I am not entirely sure how. I think you could work it through. Basically, propagation of error is the total derivative of your fit equation, with covariances, example. When you do your fit routine, with what ever method is appropriate to your problem, just get make sure to use one that gives you the standard deviations of all of the parameters. Then you can solve for any combination of parameters' variances that you want to. I did that adaptively in the Appendix section of this paper. That is, I not only solved the error propagation for my parameter of interest, but I optimized for it.
For your problem, for the total error of each of the dependent variables, you have a contribution from each of the error propagation terms. Now the added confusion of using a "population model," depends on exactly how you obtain it, and after that I am lost in what you are doing, exactly. However, I do not think that it changes the rules for error propagation, just what the errors themselves are.

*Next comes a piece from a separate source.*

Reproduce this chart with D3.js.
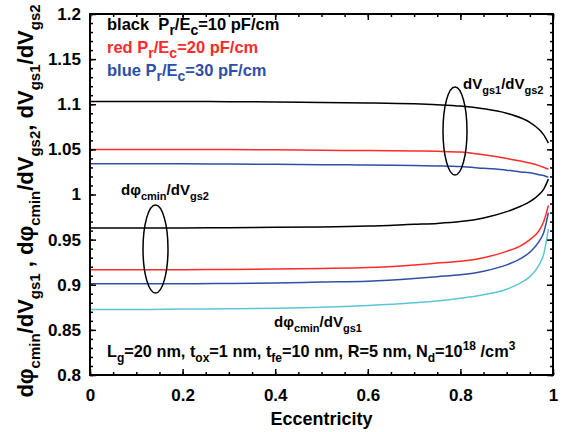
<!DOCTYPE html>
<html><head><meta charset="utf-8">
<script src="https://cdn.jsdelivr.net/npm/d3@7"></script>
<style>body{margin:0;background:#fff}svg{display:block}text{font-family:"Liberation Sans",Arial,sans-serif;font-weight:bold;white-space:pre}</style>
</head><body>
<svg id="c" width="573" height="432"></svg>
<script>
const ecc = [0, 0.1, 0.2, 0.3, 0.4, 0.5, 0.6, 0.7, 0.75, 0.8, 0.85, 0.9, 0.93, 0.95, 0.97, 0.98, 0.99];
const vgsBlack = [1.103, 1.103, 1.103, 1.1028, 1.1025, 1.102, 1.1015, 1.1005, 1.0995, 1.098, 1.095, 1.090, 1.085, 1.080, 1.072, 1.066, 1.057];
const vgsRed   = [1.050, 1.050, 1.050, 1.0498, 1.0495, 1.049, 1.0487, 1.0482, 1.0478, 1.047, 1.044, 1.040, 1.037, 1.035, 1.032, 1.030, 1.028];
const vgsBlue  = [1.034, 1.034, 1.034, 1.0338, 1.0335, 1.033, 1.0327, 1.032, 1.0317, 1.031, 1.029, 1.027, 1.025, 1.024, 1.022, 1.021, 1.019];
const phi2Black = [0.963, 0.963, 0.963, 0.9632, 0.9636, 0.964, 0.965, 0.967, 0.968, 0.970, 0.974, 0.981, 0.987, 0.992, 1.000, 1.006, 1.017];
const phi1Red   = [0.9165, 0.9165, 0.9167, 0.917, 0.9175, 0.918, 0.919, 0.922, 0.924, 0.926, 0.930, 0.937, 0.943, 0.950, 0.960, 0.970, 0.988];
const phi1Blue  = [0.901, 0.901, 0.901, 0.9015, 0.902, 0.903, 0.904, 0.907, 0.909, 0.911, 0.915, 0.922, 0.929, 0.936, 0.948, 0.958, 0.980];
const phi1Cyan  = [0.8725, 0.8725, 0.873, 0.8735, 0.874, 0.875, 0.877, 0.880, 0.882, 0.885, 0.889, 0.895, 0.902, 0.909, 0.922, 0.934, 0.962];
const xTicks = [0, 0.2, 0.4, 0.6, 0.8, 1];
const xTickLabels = ["0", "0.2", "0.4", "0.6", "0.8", "1"];
const yTicks = [0.8, 0.85, 0.9, 0.95, 1, 1.05, 1.1, 1.15, 1.2];
const yTickLabels = ["0.8", "0.85", "0.9", "0.95", "1", "1.05", "1.1", "1.15", "1.2"];

const BLACK = "#000", RED = "#ff2a2a", BLUE = "#2f4fa6", CYAN = "#5cc6d6";
const series = [
  {v: vgsBlack, c: BLACK}, {v: vgsRed, c: RED}, {v: vgsBlue, c: BLUE},
  {v: phi2Black, c: BLACK}, {v: phi1Red, c: RED}, {v: phi1Blue, c: BLUE}, {v: phi1Cyan, c: CYAN}
];

const L = 90, R = 553, T = 14, B = 375;
const x = d3.scaleLinear().domain([0, 1]).range([L, R]);
const y = d3.scaleLinear().domain([0.8, 1.2]).range([B, T]);
const svg = d3.select("#c");

// rich text helper: segments [text, mode] mode: 0 normal, 1 sub, 2 sup
function rich(sel, segs, size, subSize) {
  let state = 0;
  segs.forEach(([t, m]) => {
    const ts = sel.append("tspan").text(t);
    let target = m === 1 ? 0.32 * size : m === 2 ? -0.4 * size : 0;
    const dy = target - state;
    if (dy !== 0) ts.attr("dy", dy);
    state = target;
    ts.attr("font-size", m ? subSize : size);
  });
}

// curves
const line = d3.line().x((d, i) => x(ecc[i])).y(d => y(d)).curve(d3.curveMonotoneX);
svg.append("g").selectAll("path").data(series).join("path")
  .attr("d", d => line(d.v)).attr("fill", "none").attr("stroke", d => d.c).attr("stroke-width", 1.5);

// axes with inward ticks
const minorX = d3.range(0, 1.0001, 0.05);
const minorY = d3.range(0.8, 1.2001, 0.01);
// bottom
svg.append("g").attr("transform", `translate(0,${B})`)
  .call(d3.axisBottom(x).tickValues(minorX).tickSize(-3).tickFormat(""))
  .call(g => g.select(".domain").remove());
svg.append("g").attr("transform", `translate(0,${B})`)
  .call(d3.axisBottom(x).tickValues(xTicks).tickSize(-6).tickPadding(14).tickFormat((d, i) => xTickLabels[i]))
  .call(g => g.select(".domain").remove())
  .call(g => g.selectAll("text").attr("font-size", 17).attr("fill", "#000").attr("font-family", null));
// top
svg.append("g").attr("transform", `translate(0,${T})`)
  .call(d3.axisTop(x).tickValues(minorX).tickSize(-3).tickFormat(""))
  .call(g => g.select(".domain").remove());
svg.append("g").attr("transform", `translate(0,${T})`)
  .call(d3.axisTop(x).tickValues(xTicks).tickSize(-6).tickFormat(""))
  .call(g => g.select(".domain").remove());
// left
svg.append("g").attr("transform", `translate(${L},0)`)
  .call(d3.axisLeft(y).tickValues(minorY).tickSize(-3).tickFormat(""))
  .call(g => g.select(".domain").remove());
svg.append("g").attr("transform", `translate(${L},0)`)
  .call(d3.axisLeft(y).tickValues(yTicks).tickSize(-6).tickPadding(9).tickFormat((d, i) => yTickLabels[i]))
  .call(g => g.select(".domain").remove())
  .call(g => g.selectAll("text").attr("font-size", 17).attr("fill", "#000").attr("font-family", null));
// right
svg.append("g").attr("transform", `translate(${R},0)`)
  .call(d3.axisRight(y).tickValues(minorY).tickSize(-3).tickFormat(""))
  .call(g => g.select(".domain").remove());
svg.append("g").attr("transform", `translate(${R},0)`)
  .call(d3.axisRight(y).tickValues(yTicks).tickSize(-6).tickFormat(""))
  .call(g => g.select(".domain").remove());
svg.selectAll(".tick line").attr("stroke", "#000").attr("stroke-width", 1.5);

// frame
svg.append("rect").attr("x", L).attr("y", T).attr("width", R - L).attr("height", B - T)
  .attr("fill", "none").attr("stroke", "#000").attr("stroke-width", 2);

// axis titles
svg.append("text").attr("x", (L + R) / 2).attr("y", 425).attr("text-anchor", "middle")
  .attr("font-size", 18).text("Eccentricity");
const yl = svg.append("text").attr("transform", "translate(33,201) rotate(-90)").attr("text-anchor", "middle");
rich(yl, [["dφ",0],["cmin",1],["/dV",0],["gs1",1],[" , dφ",0],["cmin",1],["/dV",0],["gs2",1],[", dV",0],["gs1",1],["/dV",0],["gs2",1]], 22, 15);

// legend
const leg = [
  {c: BLACK, segs: [["black\u00a0\u00a0P",0],["r",1],["/E",0],["c",1],["=10 pF/cm",0]], y: 30},
  {c: RED, segs: [["red P",0],["r",1],["/E",0],["c",1],["=20 pF/cm",0]], y: 53},
  {c: BLUE, segs: [["blue P",0],["r",1],["/E",0],["c",1],["=30 pF/cm",0]], y: 76}
];
leg.forEach(l => {
  const t = svg.append("text").attr("x", 107).attr("y", l.y).attr("fill", l.c);
  rich(t, l.segs, 16.5, 14);
});

// annotations
const a1 = svg.append("text").attr("x", 463).attr("y", 89);
rich(a1, [["dV",0],["gs1",1],["/dV",0],["gs2",1]], 15, 11);
const a2 = svg.append("text").attr("x", 121).attr("y", 195);
rich(a2, [["dφ",0],["cmin",1],["/dV",0],["gs2",1]], 15, 11);
const a3 = svg.append("text").attr("x", 274).attr("y", 327);
rich(a3, [["dφ",0],["cmin",1],["/dV",0],["gs1",1]], 15, 11);
const bt = svg.append("text").attr("x", 107).attr("y", 357);
rich(bt, [["L",0],["g",1],["=20 nm, t",0],["ox",1],["=1 nm, t",0],["fe",1],["=10 nm, R=5 nm, N",0],["d",1],["=10",0],["18",2],[" /cm",0],["3",2]], 16.3, 12);

// ellipses
svg.append("ellipse").attr("cx", 455).attr("cy", 131).attr("rx", 12).attr("ry", 44)
  .attr("fill", "none").attr("stroke", "#000").attr("stroke-width", 1.5);
svg.append("ellipse").attr("cx", 155.5).attr("cy", 249).attr("rx", 12.5).attr("ry", 44)
  .attr("fill", "none").attr("stroke", "#000").attr("stroke-width", 1.5);
</script>
</body></html>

I am going to take a guess as to what an average model is, and mention that if that means that we fit models separately, then average the results, that one might start with a mixture model, and fit that, as following that one might get a better fit, and, then calculation of $R^2$ is routine. For example, $s (p b_1 e^{-b_1 t} +(1-p) b_2 e^{-b_2 t})$ is a mixture model scaled by $s$ times a unit CDF($\infty$) consisting of the sum of two independent exponential distributions, that is one of the most commonly used pharamcokinetic models. If you are doing autocorrelation or some other averaging, please let me know and I will change my suggestion to match it, if I can.
Another possibility is to noise reduce the data using adaptive B-splines or locally adaptive Pixon. What should be done depends on what the purpose of obtaining an average is.